DIRECTIONS:
Write out each line word for word. Drop pictures.

** start RAW DATA **

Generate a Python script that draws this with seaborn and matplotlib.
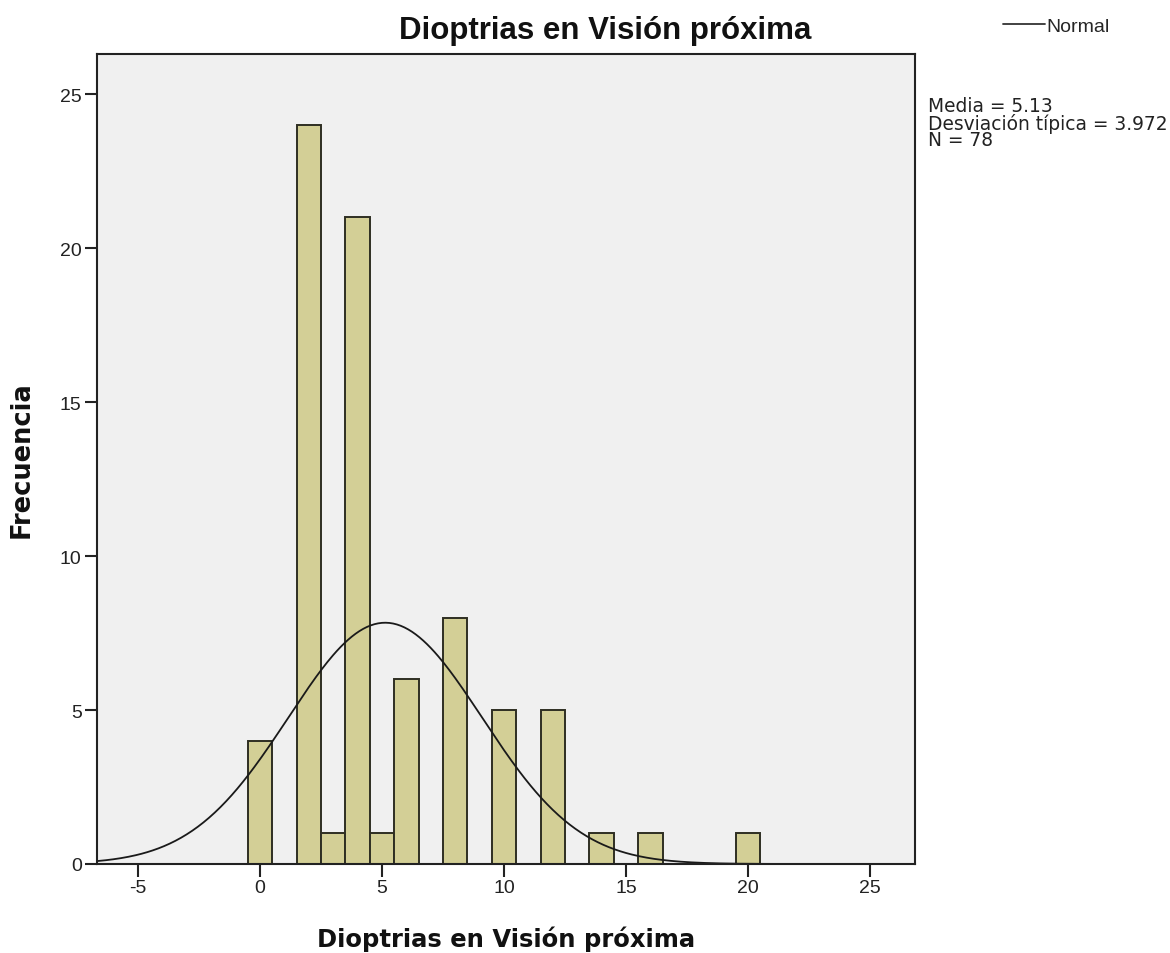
import numpy as np
import pandas as pd
import matplotlib
matplotlib.use("Agg")
import matplotlib.pyplot as plt
import seaborn as sns
from matplotlib.lines import Line2D

# Histogram counts per diopter value
diopter_values = [0, 2, 3, 4, 5, 6, 8, 10, 12, 14, 16, 20]
frequencies = [4, 24, 1, 21, 1, 6, 8, 5, 5, 1, 1, 1]

# Summary statistics shown beside the plot
mean_value = 5.13
std_value = 3.972
n_total = 78

x_ticks = [-5, 0, 5, 10, 15, 20, 25]
y_ticks = [0, 5, 10, 15, 20, 25]

df = pd.DataFrame({"dioptrias": diopter_values, "freq": frequencies})

sns.set_theme(style="white")
plt.rcParams["font.family"] = ["Liberation Sans", "DejaVu Sans"]
plt.rcParams["axes.unicode_minus"] = False

fig = plt.figure(figsize=(11.7, 9.54), dpi=100)
ax = fig.add_axes([97 / 1170, 89 / 954, (915 - 97) / 1170, (865 - 55) / 954])
ax.set_facecolor("#F0F0F0")

sns.histplot(data=df, x="dioptrias", weights="freq", discrete=True,
             color="#D3CF96", alpha=1.0, edgecolor="#2E2E22", linewidth=1.4,
             ax=ax)

# Fitted normal curve scaled to counts (bin width 1)
xs = np.linspace(-6.7, 24.0, 400)
pdf = np.exp(-0.5 * ((xs - mean_value) / std_value) ** 2) / (std_value * np.sqrt(2 * np.pi))
ax.plot(xs, n_total * 1.0 * pdf, color="#1a1a1a", linewidth=1.3)

ax.set_xlim(-6.68, 26.84)
ax.set_ylim(0, 26.3)
ax.set_xticks(x_ticks)
ax.set_yticks(y_ticks)
ax.tick_params(axis="both", direction="out", length=9, width=1.5, color="#222222",
               labelsize=14, labelcolor="#222222", pad=2,
               bottom=True, left=True)
for s in ax.spines.values():
    s.set_color("#222222")
    s.set_linewidth(1.5)

ax.set_xlabel("Dioptrias en Visión próxima", fontsize=17.5, fontweight="bold",
              family="DejaVu Sans", labelpad=21, color="#111111")
ax.set_ylabel("Frecuencia", fontsize=18.5, fontweight="bold",
              family="DejaVu Sans", labelpad=18, color="#111111")

fig.text(605 / 1170, 1 - 31 / 954, "Dioptrias en Visión próxima", ha="center",
         va="center", fontsize=22.5, fontweight="bold", color="#111111")

fig.text(928 / 1170, 1 - 97 / 954,
         f"Media = {mean_value:.2f}\nDesviación típica = {std_value:.3f}\nN = {n_total}",
         ha="left", va="top", fontsize=13.4, family="DejaVu Sans",
         linespacing=0.85, color="#222222")

handle = Line2D([], [], color="#333333", linewidth=1.3)
fig.legend([handle], ["Normal"], loc="center left",
           bbox_to_anchor=(985 / 1170, 1 - 27 / 954), frameon=False,
           handlelength=2.2, handletextpad=0.05, fontsize=14)

fig.savefig("out.png", dpi=100)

** end RAW DATA **

EXERCISE RESULT:
Generate a Python script that draws this with seaborn and matplotlib.
import numpy as np
import pandas as pd
import matplotlib
matplotlib.use("Agg")
import matplotlib.pyplot as plt
import seaborn as sns
from matplotlib.lines import Line2D

# Histogram counts per diopter value
diopter_values = [0, 2, 3, 4, 5, 6, 8, 10, 12, 14, 16, 20]
frequencies = [4, 24, 1, 21, 1, 6, 8, 5, 5, 1, 1, 1]

# Summary statistics shown beside the plot
mean_value = 5.13
std_value = 3.972
n_total = 78

x_ticks = [-5, 0, 5, 10, 15, 20, 25]
y_ticks = [0, 5, 10, 15, 20, 25]

df = pd.DataFrame({"dioptrias": diopter_values, "freq": frequencies})

sns.set_theme(style="white")
plt.rcParams["font.family"] = ["Liberation Sans", "DejaVu Sans"]
plt.rcParams["axes.unicode_minus"] = False

fig = plt.figure(figsize=(11.7, 9.54), dpi=100)
ax = fig.add_axes([97 / 1170, 89 / 954, (915 - 97) / 1170, (865 - 55) / 954])
ax.set_facecolor("#F0F0F0")

sns.histplot(data=df, x="dioptrias", weights="freq", discrete=True,
             color="#D3CF96", alpha=1.0, edgecolor="#2E2E22", linewidth=1.4,
             ax=ax)

# Fitted normal curve scaled to counts (bin width 1)
xs = np.linspace(-6.7, 24.0, 400)
pdf = np.exp(-0.5 * ((xs - mean_value) / std_value) ** 2) / (std_value * np.sqrt(2 * np.pi))
ax.plot(xs, n_total * 1.0 * pdf, color="#1a1a1a", linewidth=1.3)

ax.set_xlim(-6.68, 26.84)
ax.set_ylim(0, 26.3)
ax.set_xticks(x_ticks)
ax.set_yticks(y_ticks)
ax.tick_params(axis="both", direction="out", length=9, width=1.5, color="#222222",
               labelsize=14, labelcolor="#222222", pad=2,
               bottom=True, left=True)
for s in ax.spines.values():
    s.set_color("#222222")
    s.set_linewidth(1.5)

ax.set_xlabel("Dioptrias en Visión próxima", fontsize=17.5, fontweight="bold",
              family="DejaVu Sans", labelpad=21, color="#111111")
ax.set_ylabel("Frecuencia", fontsize=18.5, fontweight="bold",
              family="DejaVu Sans", labelpad=18, color="#111111")

fig.text(605 / 1170, 1 - 31 / 954, "Dioptrias en Visión próxima", ha="center",
         va="center", fontsize=22.5, fontweight="bold", color="#111111")

fig.text(928 / 1170, 1 - 97 / 954,
         f"Media = {mean_value:.2f}\nDesviación típica = {std_value:.3f}\nN = {n_total}",
         ha="left", va="top", fontsize=13.4, family="DejaVu Sans",
         linespacing=0.85, color="#222222")

handle = Line2D([], [], color="#333333", linewidth=1.3)
fig.legend([handle], ["Normal"], loc="center left",
           bbox_to_anchor=(985 / 1170, 1 - 27 / 954), frameon=False,
           handlelength=2.2, handletextpad=0.05, fontsize=14)

fig.savefig("out.png", dpi=100)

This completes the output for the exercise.